How is it okay for contingency to be higher than hard costs, and escalation to be nearly the same?

The REM is successful because it focused on reducing the actual (soft) costs, so the original $6.3 billion became $9.4 billion for 67km and 26 stations. They were aggressive with cost-saving with a lower budget to start, despite being tolerant of later overruns and delays (*cough* Eglinton $5.3 to $10+ billion for 25 'stations' that also started earlier).

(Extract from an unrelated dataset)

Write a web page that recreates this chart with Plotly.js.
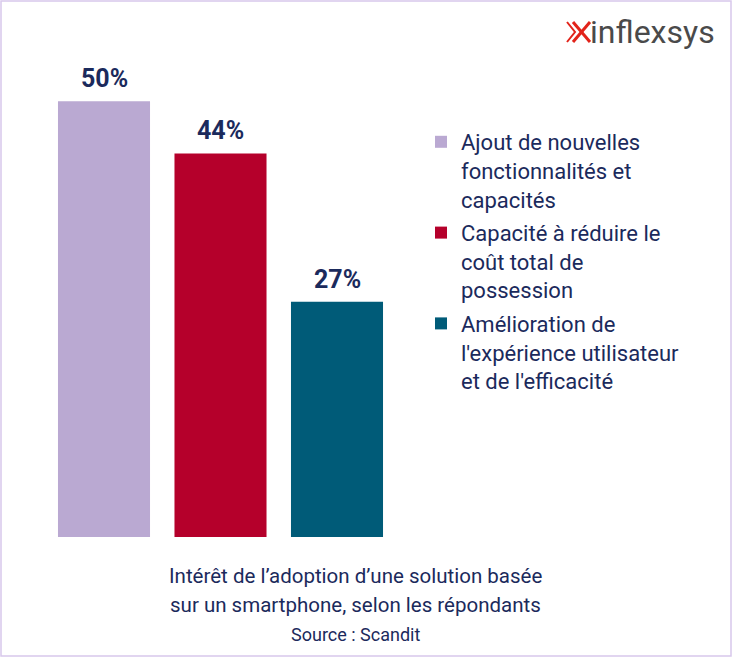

I am fairly certain the material costs for the REM were also higher than Eglinton: 26 platform screen door stations compared to 15 stations, and 10 median stops.
Even doubling the REM's real capital costs to $20 billion puts it at <$300 million per km. A miracle for North American rapid transit.

Regarding bloated contingencies, Dr. Jonathan English says: "Once the higher budget is allocated, it's pretty much guaranteed to get spent [by the P3 consortium]."
Roughly speaking for the REM, CDPQ Infra acted as the private party instead of a consortium. So not really a P3 in the Metrolinx DBF(OM) sense.
its merely that the trades made to achieve that have some longer term adverse consequences some with very significant price tags now shifted to other projects (see new tunnel into downtown Montreal for Alto)
The lack of a unified vision for transportation led to this, and it is a tragedy, because a new tunnel for Alto would be very costly. I am not entirely sure how or if a full provision could have been left for Alto though, the old tunnel was over a century old. More to the point, IMO, allowing ~120,000 rapid transit trips to go through the old tunnel earlier, instead of leaving room for 72,000 Alto riders from 2038 onwards*, doesn't seem like as bad of a trade-off as many believe. I lament the impending wasted money on a wholly new tunnel for Alto, but I also think rapid transit needs are more of a pressing short-term need than HSR.

*assuming Alto progresses quickly, with 100% load factor to and from Montreal, 1000 pax per 16 car trainset, 72 trains per day.